Ideias Livres

sábado, junho 11, 2005

Meditações sobre o referendo ao Tratado Constitucional

Cada vez mais considero que só havia uma maneira digna e intelectualmente honesta de aprovar o Tratado Constitucional. Num único referendo a nível europeu, com um único resultado europeu.

Qual o tipo de maioria necessária para a sua aprovação seria uma decisão a tomar a priori, mas querer uma Europa unida e tratá-la com base nas fronteiras que se pretende fazer desaparecer tem algo de errado. E opormo-nos a uma eleição solidária soa, no nosso país, a julgamento em causa própria, visto a nossa dimensão ser pouco expressiva no total dos 25 membros. Somos o que somos, valemos o que valemos. Um cidadão, um voto, esta é a minha democracia. Ou a aceitamos ou não vale a pena existir UE.

Alguns dos detractores desta alternativa consideram que, deste modo, um estado ficará para sempre preso às decisões da maioria dos europeus, perdendo a sua independência democrática. O modo de isso não acontecer seria permitindo a secessão, por referendo nacional, sendo para tal necessária a mesma maioria que a definida para as aprovações a nível europeu. Uma nação continuaria a ser soberana em relação à sua permanência na União, diminuindo a sensação de "trela" que hoje muitos europeus sentem.

Mas o que mais custa ver na discussão desta questão é o cenário de fundo em que ela ocorre. Não tenhamos muitas dúvidas de que, caso a situação económica da Europa fosse a mesma de há 10 anos, não haveria dificuldade em aprovar o Tratado Constitucional. Mas não é. A Europa - pelo menos de Berlim para cá - é hoje um continente parado no tempo, refém do seu passado, mártir de um século vinte carrasco que lhe roubou as jóias, a feriu gravemente e depois, para que não percebesse, a encheu de analgésicos, cujos efeitos começam agora a desaparecer.

O que mais choca nesta Europa é a decadência da sua economia, a rigidez das suas instituições, o egoísmo assustado dos seus habitantes. A máscara politicamente correcta caiu por falta de dinheiro e soluções. Mimados e frustrados, não passamos hoje de um continente à deriva, composto por nostálgicos e xenófobos, à esquerda e à direita, sem querermos aceitar as soluções dolorosas que se nos colocam e fazendo como era ensinado no filme Pesadelo em Elm Street para escapar das garras de Freddy Kruger - ou do tigre asiático: fechar os olhos e dizer "Tu não existes." Mesmo no filme, nem sempre resultava...

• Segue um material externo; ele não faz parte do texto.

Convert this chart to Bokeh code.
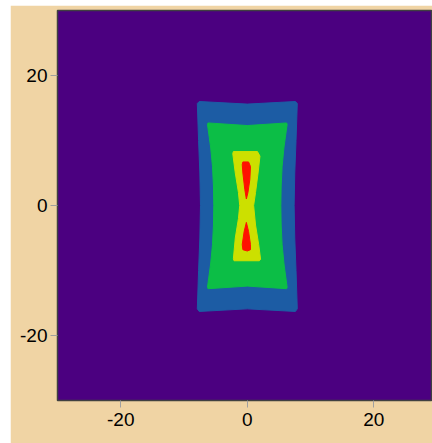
from bokeh.plotting import figure
from bokeh.models import FixedTicker, Range1d
from bokeh.embed import file_html
from bokeh.resources import INLINE

# Contour band outlines (data coordinates), outermost to innermost
level_colors = ["#1C5CA4", "#0CBE46", "#CCE000", "#FF1000", "#FF1000"]

blue_x = [-7.6, 0.0, 7.6, 7.9, 7.7, 7.5, 7.4, 7.5, 7.7, 7.9, 7.6, 0.0, -7.6, -7.9, -7.7, -7.5, -7.4, -7.5, -7.7, -7.9]
blue_y = [16.0, 15.6, 16.0, 15.7, 10.0, 5.0, 0.0, -5.0, -10.0, -15.9, -16.3, -15.9, -16.3, -15.9, -10.0, -5.0, 0.0, 5.0, 10.0, 15.7]

green_x = [-6.2, 0.0, 6.2, 6.3, 5.8, 5.5, 5.35, 5.3, 5.35, 5.5, 5.8, 6.3, 6.2, 0.0, -6.2, -6.3, -5.8, -5.5, -5.35, -5.3, -5.35, -5.5, -5.8, -6.3]
green_y = [12.7, 12.3, 12.7, 12.5, 9.0, 6.0, 3.0, 0.0, -3.0, -6.0, -9.0, -12.6, -12.8, -12.4, -12.8, -12.6, -9.0, -6.0, -3.0, 0.0, 3.0, 6.0, 9.0, 12.5]

yellow_x = [-2.2, 1.6, 2.0, 1.7, 1.3, 1.0, 1.3, 1.8, 2.1, 1.9, -2.1, -2.2, -1.9, -1.4, -1.2, -1.4, -1.9, -2.3]
yellow_y = [8.3, 8.3, 7.6, 5.0, 2.0, 0.0, -3.0, -6.0, -8.3, -8.5, -8.5, -8.2, -5.0, -2.0, 0.0, 2.0, 5.0, 8.0]

red_up_x = [-0.7, 0.2, 0.5, 0.4, 0.1, -0.15, -0.4, -0.7, -0.8]
red_up_y = [6.7, 6.7, 6.0, 4.0, 2.0, 1.0, 2.5, 5.0, 6.3]

red_lo_x = [-0.15, 0.2, 0.5, 0.5, 0.0, -0.7, -0.8, -0.5]
red_lo_y = [-2.6, -4.0, -6.0, -6.8, -7.0, -6.8, -6.0, -4.0]

x_ticks = [-20, 0, 20]
y_ticks = [-20, 0, 20]
tick_labels = ["-20", "0", "20"]

p = figure(width=422, height=438, output_backend="svg", toolbar_location=None,
           x_range=Range1d(-30, 29.27), y_range=Range1d(-30, 30),
           min_border_left=47, min_border_top=5, min_border_right=0, min_border_bottom=43,
           margin=(5, 0, 0, 10))

p.background_fill_color = "#4B0080"
p.border_fill_color = "#F0D4A4"
p.outline_line_color = "#404040"
p.outline_line_width = 1.5
p.grid.visible = False

p.patches(xs=[blue_x, green_x, yellow_x, red_up_x, red_lo_x],
          ys=[blue_y, green_y, yellow_y, red_up_y, red_lo_y],
          fill_color=level_colors, line_color=level_colors, line_width=1)

for ax, ticks in ((p.xaxis, x_ticks), (p.yaxis, y_ticks)):
    ax.ticker = FixedTicker(ticks=ticks)
    ax.major_label_overrides = {t: lab for t, lab in zip(ticks, tick_labels)}
    ax.axis_line_color = None
    ax.major_tick_line_color = "#a0a0a0"
    ax.major_tick_out = 7
    ax.major_tick_in = 0
    ax.minor_tick_line_color = None
    ax.major_label_text_font = "Liberation Sans"
    ax.major_label_text_font_size = "19px"
    ax.major_label_text_color = "#000000"

p.xaxis.major_label_standoff = 5
p.yaxis.major_label_standoff = 3

open("out.html", "w").write(file_html(p, INLINE))
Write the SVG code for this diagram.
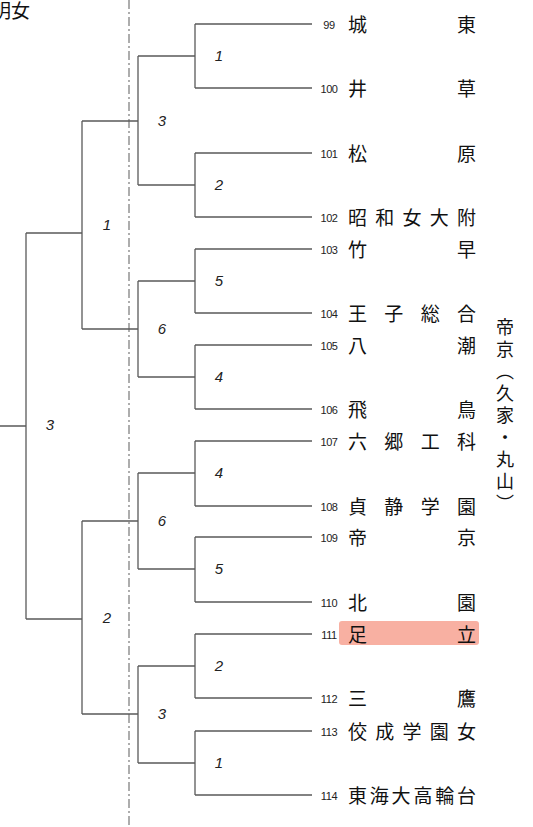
<svg xmlns="http://www.w3.org/2000/svg" width="533" height="827" viewBox="0 0 533 827">
<style>
.ln{fill:none;stroke:#5a5a5a;stroke-width:1.3}
.dd{fill:none;stroke:#777;stroke-width:1.2;stroke-dasharray:9 3 2 3}
.num{font-family:"Liberation Sans","Noto Sans",sans-serif;font-size:11px;fill:#222;text-anchor:middle;letter-spacing:-0.4px}
.nm{font-family:"Noto Sans CJK JP","Noto Sans CJK SC",sans-serif;font-size:19px;fill:#111}
.rd{font-family:"Liberation Sans",sans-serif;font-size:15px;font-style:italic;fill:#222;text-anchor:middle}
.vt{font-family:"Noto Sans CJK JP","Noto Sans CJK SC",sans-serif;font-size:18px;fill:#111;writing-mode:vertical-rl;letter-spacing:4px}
</style>
<rect width="533" height="827" fill="#fff"/>
<text class="nm" x="30" y="18" text-anchor="end">明女</text>
<line class="dd" x1="129" y1="0" x2="129" y2="827"/>
<rect id="hl111" x="339" y="621" width="140" height="24" rx="3" fill="#f8b0a2"/>
<g id="connectors">
<path class="ln" d="M195 24H312M195 88H312M195 153H312M195 217H312M195 249H312M195 313H312M195 345H312M195 409H312M195 441H312M195 506H312M195 537H312M195 602H312M195 634H312M195 698H312M195 731H312M195 795H312"/>
<path class="ln" d="M195 24V88M195 153V217M195 249V313M195 345V409M195 441V506M195 537V602M195 634V698M195 731V795"/>
<path class="ln" d="M138 56H195M138 185H195M138 281H195M138 377H195M138 473H195M138 569H195M138 666H195M138 763H195"/>
<path class="ln" d="M138 56V185M138 281V377M138 473V569M138 666V763"/>
<path class="ln" d="M82 121H138M82 329H138M82 521H138M82 714H138"/>
<path class="ln" d="M82 121V329M82 521V714"/>
<path class="ln" d="M26 233H82M26 619H82M26 233V619M0 426H26"/>
</g>
<g id="round-labels">
<text class="rd" x="219" y="61">1</text>
<text class="rd" x="219" y="190">2</text>
<text class="rd" x="219" y="286">5</text>
<text class="rd" x="219" y="382">4</text>
<text class="rd" x="219" y="478">4</text>
<text class="rd" x="219" y="574">5</text>
<text class="rd" x="219" y="671">2</text>
<text class="rd" x="219" y="768">1</text>
<text class="rd" x="162" y="126">3</text>
<text class="rd" x="162" y="334">6</text>
<text class="rd" x="162" y="526">6</text>
<text class="rd" x="162" y="719">3</text>
<text class="rd" x="107" y="230">1</text>
<text class="rd" x="107" y="623">2</text>
<text class="rd" x="50" y="430">3</text>
</g>
<g id="t99"><text class="num" x="329" y="28.5">99</text><text class="nm" x="348 457" y="32">城東</text></g>
<g id="t100"><text class="num" x="329" y="92.5">100</text><text class="nm" x="348 457" y="96">井草</text></g>
<g id="t101"><text class="num" x="329" y="157.5">101</text><text class="nm" x="348 457" y="161">松原</text></g>
<g id="t102"><text class="num" x="329" y="221.5">102</text><text class="nm" x="348 375.25 402.5 429.75 457" y="225">昭和女大附</text></g>
<g id="t103"><text class="num" x="329" y="253.5">103</text><text class="nm" x="348 457" y="257">竹早</text></g>
<g id="t104"><text class="num" x="329" y="317.5">104</text><text class="nm" x="348 384.3 420.7 457" y="321">王子総合</text></g>
<g id="t105"><text class="num" x="329" y="349.5">105</text><text class="nm" x="348 457" y="353">八潮</text></g>
<g id="t106"><text class="num" x="329" y="413.5">106</text><text class="nm" x="348 457" y="417">飛鳥</text></g>
<g id="t107"><text class="num" x="329" y="445.5">107</text><text class="nm" x="348 384.3 420.7 457" y="449">六郷工科</text></g>
<g id="t108"><text class="num" x="329" y="510.5">108</text><text class="nm" x="348 384.3 420.7 457" y="514">貞静学園</text></g>
<g id="t109"><text class="num" x="329" y="541.5">109</text><text class="nm" x="348 457" y="545">帝京</text></g>
<g id="t110"><text class="num" x="329" y="606.5">110</text><text class="nm" x="348 457" y="610">北園</text></g>
<g id="t111"><text class="num" x="329" y="638.5">111</text><text class="nm" x="348 457" y="642">足立</text></g>
<g id="t112"><text class="num" x="329" y="702.5">112</text><text class="nm" x="348 457" y="706">三鷹</text></g>
<g id="t113"><text class="num" x="329" y="735.5">113</text><text class="nm" x="348 375.25 402.5 429.75 457" y="739">佼成学園女</text></g>
<g id="t114"><text class="num" x="329" y="799.5">114</text><text class="nm" x="348 369.8 391.6 413.4 435.2 457" y="803">東海大高輪台</text></g>
<g id="note"><text class="vt" x="505" y="318">帝京（久家・丸山）</text></g>
</svg>
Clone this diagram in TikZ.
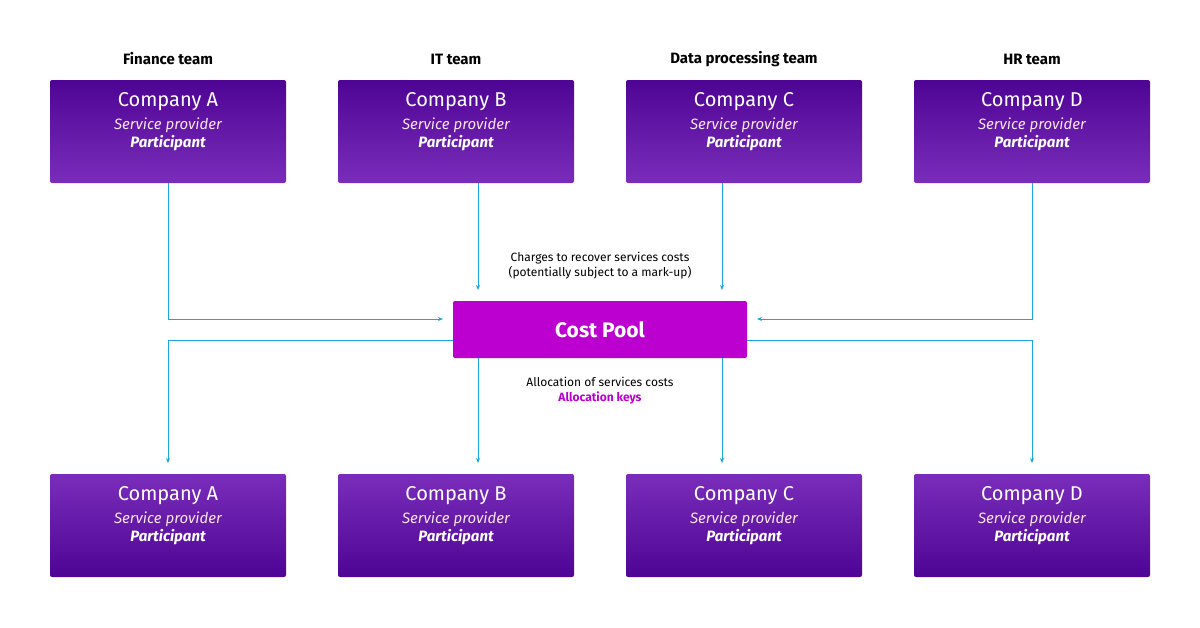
\documentclass[tikz,border=0pt]{standalone}
\usepackage{fontspec}
\setmainfont{Fira Sans}
\usetikzlibrary{arrows.meta}
\definecolor{pdark}{HTML}{4E0494}
\definecolor{plight}{HTML}{7A2DBA}
\definecolor{pool}{HTML}{BC00D0}
\definecolor{ln}{HTML}{1AA7DA}
\begin{document}
\begin{tikzpicture}[x=1pt,y=-1pt,
 box/.style={minimum width=236pt,minimum height=103pt,rounded corners=2pt,inner sep=0pt},
 topbox/.style={box,top color=pdark,bottom color=plight},
 botbox/.style={box,top color=plight,bottom color=pdark},
 arr/.style={draw=ln,line width=0.8pt,-{Stealth[length=5pt,width=4pt]}},
 team/.style={font=\fontsize{15}{18}\selectfont\bfseries},
 small/.style={font=\fontsize{12}{15}\selectfont,align=center}]
\useasboundingbox (0,0) rectangle (1200,627);
\newcommand{\boxtext}[1]{\fontsize{20}{24}\selectfont\color{white} #1\\[6pt]{\fontsize{15}{18}\selectfont\color{white!90!purple}\itshape Service provider}\\[2pt]{\fontsize{15}{18}\selectfont\color{white}\bfseries\itshape Participant}}
\foreach \n/\x/\t in {A/168/Finance team,B/456/IT team,C/744/Data processing team,D/1032/HR team}{
 \node[team] (t\n) at (\x,59) {\t};
 \node[topbox] (u\n) at (\x,131.5) {};
 \node[align=center,anchor=north] (ut\n) at (\x,89) {\boxtext{Company \n}};
 \node[botbox] (l\n) at (\x,525.5) {};
 \node[align=center,anchor=north] (lt\n) at (\x,483) {\boxtext{Company \n}};
}
\node[fill=pool,minimum width=294pt,minimum height=57pt,rounded corners=2pt,text=white,font=\fontsize{21}{25}\selectfont\bfseries] (pool) at (600,329.5) {Cost Pool};
\coordinate (pl) at (443,319); \coordinate (pr) at (757,319);
\coordinate (bt) at (478,290); \coordinate (ct) at (722,290);
\coordinate (ab) at (168,463); \coordinate (bb) at (478,463); \coordinate (cb) at (722,463); \coordinate (db) at (1032,463);
\draw[arr] (uA.south) |- (pl);
\draw[arr] (uD.south) |- (pr);
\draw[arr] (uB.south-|bt) -- (bt);
\draw[arr] (uC.south-|ct) -- (ct);
\draw[arr] (pool.west|-0,340) -| (ab);
\draw[arr] (pool.east|-0,340) -| (db);
\draw[arr] (pool.south-|bb) -- (bb);
\draw[arr] (pool.south-|cb) -- (cb);
\node[small] (c1) at (600,266) {Charges to recover services costs\\(potentially subject to a mark-up)};
\node[small] (c2) at (600,391) {Allocation of services costs\\{\color{pool}\bfseries Allocation keys}};
\end{tikzpicture}
\end{document}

A esta velha Europa veio-se juntar agora uma nova Europa, fresca e vivaz, competitiva mas também ingénua, com - imagine-se... - taxas planas e segurança social privada, e com indíces de crescimento que fazem inveja aos velhinhos do Carvão e Aço. Esta nova Europa, dinâmica, deve ser vista como a nossa esperança e não o nosso ocaso. Mas foi esta mesma Europa que despoletou nos países mais ricos mas com mais problemas sociais por total incapacidade em gerar nova riqueza, fruto de décadas de políticas sociais e económicas erradas, um despertar doloroso e uma reacção de repúdio que culminou na vitória do Não em França e na Holanda. E por isso, custa-me congratular com esses resultados pois, apesar de não querer esta Europa, também não é isto que quero, este estranho pout-pourri de trotskistas e chauvinistas com o ideário político próprio de uma criança de 10 anos.

Por tudo isto, é fundamental que se crie um movimento de crítica ao Tratado numa perspectiva construtiva de desenvolvimento europeu e na promoção da desburocratização e da flexibilidade.